There are two types of ceremonies available; religious and non-religious. Irrespective of which type is chosen, the common theme throughout is love and surrounding the child with family and friends in order to celebrate the child’s birth and life ahead.
A Christening is the child’s first initiation into the religious faith. At a Catholic Christening, the parents make their declarations, the baby is baptised with holy water, and a lit candle representing Jesus as the light of the world, is given to the parents and Godparents. The priest may ask the parents to attend preparation classes to fully understand the significance of a baptism. Catholic Christenings are often held as a separate service for one or more child, without hymns and lasts approximately 30 minutes.
In a Church of England Christening, the Christening takes place within the main Sunday church service and the baby is taken to the font, sprinkled with holy water, and the Godparents and parents promise God they will bring the child up in the Christian faith.
If you decide to go for a Christening, you need to speak to the vicar at your local church. They will explain the service, and may ask questions concerning your own faith, and that of the godparents. You will then be able to book a date.

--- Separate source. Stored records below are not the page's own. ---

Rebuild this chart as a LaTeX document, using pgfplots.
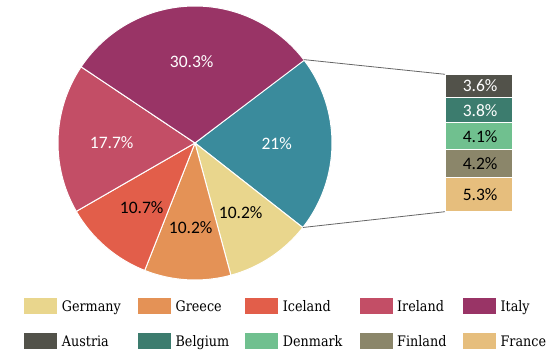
\documentclass[border=0pt]{standalone}
\usepackage{pgfplots}
\usepackage{pgfplotstable}
\pgfplotsset{compat=1.18}
\usepackage{fontspec}
\setmainfont{Carlito}
\newfontfamily\legfont[FakeStretch=0.88]{DejaVu Serif}

\definecolor{cOther}{RGB}{58,139,156}
\definecolor{cGermany}{RGB}{233,214,141}
\definecolor{cGreece}{RGB}{228,146,86}
\definecolor{cIceland}{RGB}{226,94,74}
\definecolor{cIreland}{RGB}{195,78,102}
\definecolor{cItaly}{RGB}{153,52,102}
\definecolor{cAustria}{RGB}{82,82,74}
\definecolor{cBelgium}{RGB}{60,124,110}
\definecolor{cDenmark}{RGB}{112,192,143}
\definecolor{cFinland}{RGB}{139,134,106}
\definecolor{cFrance}{RGB}{230,190,125}

% pie: clockwise from 37.5 deg
\pgfplotstableread{
name value color
Other 21.0 cOther
Germany 10.2 cGermany
Greece 10.2 cGreece
Iceland 10.7 cIceland
Ireland 17.7 cIreland
Italy 30.3 cItaly
}\piedata

% build the sector commands from the table
\def\piecmds{}
\def\cum{0}
\pgfplotsforeachungrouped \i in {0,...,5}{%
  \pgfplotstablegetelem{\i}{value}\of\piedata \let\pv\pgfplotsretval
  \pgfplotstablegetelem{\i}{color}\of\piedata \let\pc\pgfplotsretval
  \pgfmathsetmacro\sa{37.5-3.6*\cum}%
  \pgfmathsetmacro\ea{\sa-3.6*\pv}%
  \xdef\piecmds{\unexpanded\expandafter{\piecmds}\noexpand\fill[\pc, draw=white, line width=1pt] (axis cs:195,216) -- ++(\sa:137pt) arc[start angle=\sa, end angle=\ea, radius=137pt] -- cycle;}%
  \pgfmathsetmacro\cum{\cum+\pv}%
}

\begin{document}
\begin{tikzpicture}
\begin{axis}[
  width=553pt, height=359pt, scale only axis,
  xmin=0, xmax=553, ymin=0, ymax=359,
  hide axis, clip=false,
  legend columns=5,
  legend image code/.code={\path[#1] (0pt,-8pt) rectangle (33pt,8pt);},
  legend style={at={(0.0434,0.1708)}, anchor=north west, draw=none, fill=none,
    inner sep=0pt, column sep=0pt, row sep=17.8pt,
    nodes={inner sep=0pt, anchor=west, text height=14pt, text depth=3.2pt,
      font=\legfont\fontsize{14.5}{16}\selectfont}},
]
\path (axis cs:0,0) rectangle (axis cs:553,359);
\piecmds
\addplot[black!60, line width=0.8pt, forget plot] coordinates {(303.7,299.4) (445,284.7)};
\addplot[black!60, line width=0.8pt, forget plot] coordinates {(302.8,131.5) (445,147.3)};

\node[white, font=\fontsize{17.5}{20}\selectfont] at (axis cs:191.7,297.3) {30.3\%};
\node[white, font=\fontsize{17.5}{20}\selectfont] at (axis cs:276.7,215) {21\%};
\node[white, font=\fontsize{17.5}{20}\selectfont] at (axis cs:111.7,216.3) {17.7\%};
\node[black, font=\fontsize{17.5}{20}\selectfont] at (axis cs:141.7,151) {10.7\%};
\node[black, font=\fontsize{17.5}{20}\selectfont] at (axis cs:190.7,131.3) {10.2\%};
\node[black, font=\fontsize{17.5}{20}\selectfont] at (axis cs:240.7,146.7) {10.2\%};

\addlegendimage{fill=cGermany, draw=none}
\addlegendentry{\makebox[80.7pt][l]{\hspace{4.7pt}Germany}}
\addlegendimage{fill=cGreece, draw=none}
\addlegendentry{\makebox[74.3pt][l]{\hspace{4.7pt}Greece}}
\addlegendimage{fill=cIceland, draw=none}
\addlegendentry{\makebox[81.3pt][l]{\hspace{4.7pt}Iceland}}
\addlegendimage{fill=cIreland, draw=none}
\addlegendentry{\makebox[70.4pt][l]{\hspace{4.7pt}Ireland}}
\addlegendimage{fill=cItaly, draw=none}
\addlegendentry{\makebox[50pt][l]{\hspace{4.7pt}Italy}}
\addlegendimage{fill=cAustria, draw=none}
\addlegendentry{\makebox[80.7pt][l]{\hspace{4.7pt}Austria}}
\addlegendimage{fill=cBelgium, draw=none}
\addlegendentry{\makebox[74.3pt][l]{\hspace{4.7pt}Belgium}}
\addlegendimage{fill=cDenmark, draw=none}
\addlegendentry{\makebox[81.3pt][l]{\hspace{4.7pt}Denmark}}
\addlegendimage{fill=cFinland, draw=none}
\addlegendentry{\makebox[70.4pt][l]{\hspace{4.7pt}Finland}}
\addlegendimage{fill=cFrance, draw=none}
\addlegendentry{\makebox[50pt][l]{\hspace{4.7pt}France}}
\end{axis}

\begin{axis}[
  at={(445pt,147.3pt)}, anchor=south west,
  width=67.3pt, height=137.4pt, scale only axis,
  ybar stacked, bar width=67.3pt,
  xmin=-0.5, xmax=0.5, ymin=0, ymax=21,
  hide axis, clip=false,
]
\addplot[fill=cFrance, draw=white, line width=1pt] coordinates {(0,5.3)};
\addplot[fill=cFinland, draw=white, line width=1pt] coordinates {(0,4.2)};
\addplot[fill=cDenmark, draw=white, line width=1pt] coordinates {(0,4.1)};
\addplot[fill=cBelgium, draw=white, line width=1pt] coordinates {(0,3.8)};
\addplot[fill=cAustria, draw=white, line width=1pt] coordinates {(0,3.6)};
\end{axis}

\begin{axis}[
  at={(445pt,147.3pt)}, anchor=south west,
  width=67.3pt, height=137.4pt, scale only axis,
  xmin=-0.5, xmax=0.5, ymin=0, ymax=21,
  hide axis, clip=false,
]
\addplot[draw=none, forget plot] coordinates {(0,0) (0,21)};
\node[anchor=east, black, font=\fontsize{17.5}{20}\selectfont] at (axis cs:0.332,2.65) {5.3\%};
\node[anchor=east, black, font=\fontsize{17.5}{20}\selectfont] at (axis cs:0.332,7.4) {4.2\%};
\node[anchor=east, black, font=\fontsize{17.5}{20}\selectfont] at (axis cs:0.332,11.55) {4.1\%};
\node[anchor=east, white, font=\fontsize{17.5}{20}\selectfont] at (axis cs:0.332,15.5) {3.8\%};
\node[anchor=east, white, font=\fontsize{17.5}{20}\selectfont] at (axis cs:0.332,19.2) {3.6\%};
\end{axis}
\end{tikzpicture}
\end{document}
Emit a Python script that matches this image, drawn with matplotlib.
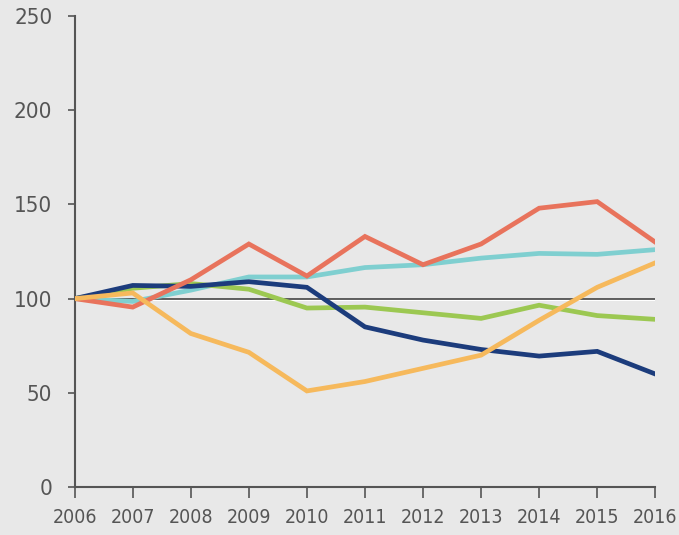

Secular (Non-Religious) Ceremonies:
There are a range of non-religious celebrations to choose from including a Baby-Naming Ceremony, Welcoming or Thanksgiving. These options are free of any commitment to the Christian faith. A British Humanist Association ceremony can take place anywhere you like. A trained, licensed celebrant will help you to create a unique and personal occasion. They can provide templates for ceremonies that you can adapt for your own situation, and they can suggest readings, poetry or music. You can include contributions from family/friends, and finish it all off with a tea or buffet. These ceremonies last on average 20 minutes.
Christenings are generally held within the first year of a baby’s life, although some parents wait until the child is a little older.
Generally, photography is welcome during all types of ceremonies but it may be worth checking with the person presiding first as the congregation or gathering is likely to be invited to photograph the child, family and Godparents at specific points during the ceremony. Of course there can also be photographs before and after.
The child will usually be dressed in a special Christening outfit/gown or family heirloom garment. Women would be expected to dress smartly – hats are not necessary, and for men, suits or smart shirt and trousers. Ties are often not a necessity, particularly for summer ceremonies though if you are the father or Godfather, you would be expected to dress in a suit.
Usually following the ceremony a buffet or tea is held at the parent’s house. The child will be shown off to all the family and friends, and Christening gifts are generally presented to the child. After the buffet, the official cake may be cut, and at this point, some people choose to plant a tree or dedicate a plant which will grow with the child.
Role of the Godparents:
There are usually three Godparents – two the same sex as the child. The role of the Godparent comes from the days when converts to the early Christian church were usually adults whose parents were not Christians. The Godparents role was to provide a Christian mentor to help them through life. People also link the role of the Godparent with that of becoming ‘legal guardian’ should the child ever be orphaned. However, this would need to be written into a will with the permission of the Godparents themselves. Non-religious participants usually engage a ‘mentor’ who will watch over the child and steer them through life with help, care and advice. Generally Godparents are chosen for their own Christian beliefs but also because they are very close friends of the parents, or family members. Godparents or guardians should be people who are going to be around to offer support for the child if needed.
Many people prefer a traditional gift idea for a Christening such as pewter, silver or china; these are great gifts for the child to treasure. Another nice idea is to provide a photo album or keepsake box to store precious memories of the child’s special day. For religious ceremonies it is common for a silver cross and chain or a bible to be presented to the child. Personalised gifts also make very nice ideas for this occasion, for example a framed name print, or a personalised Christening plate or mug, or perhaps an engraved tankard or cufflinks for a boy.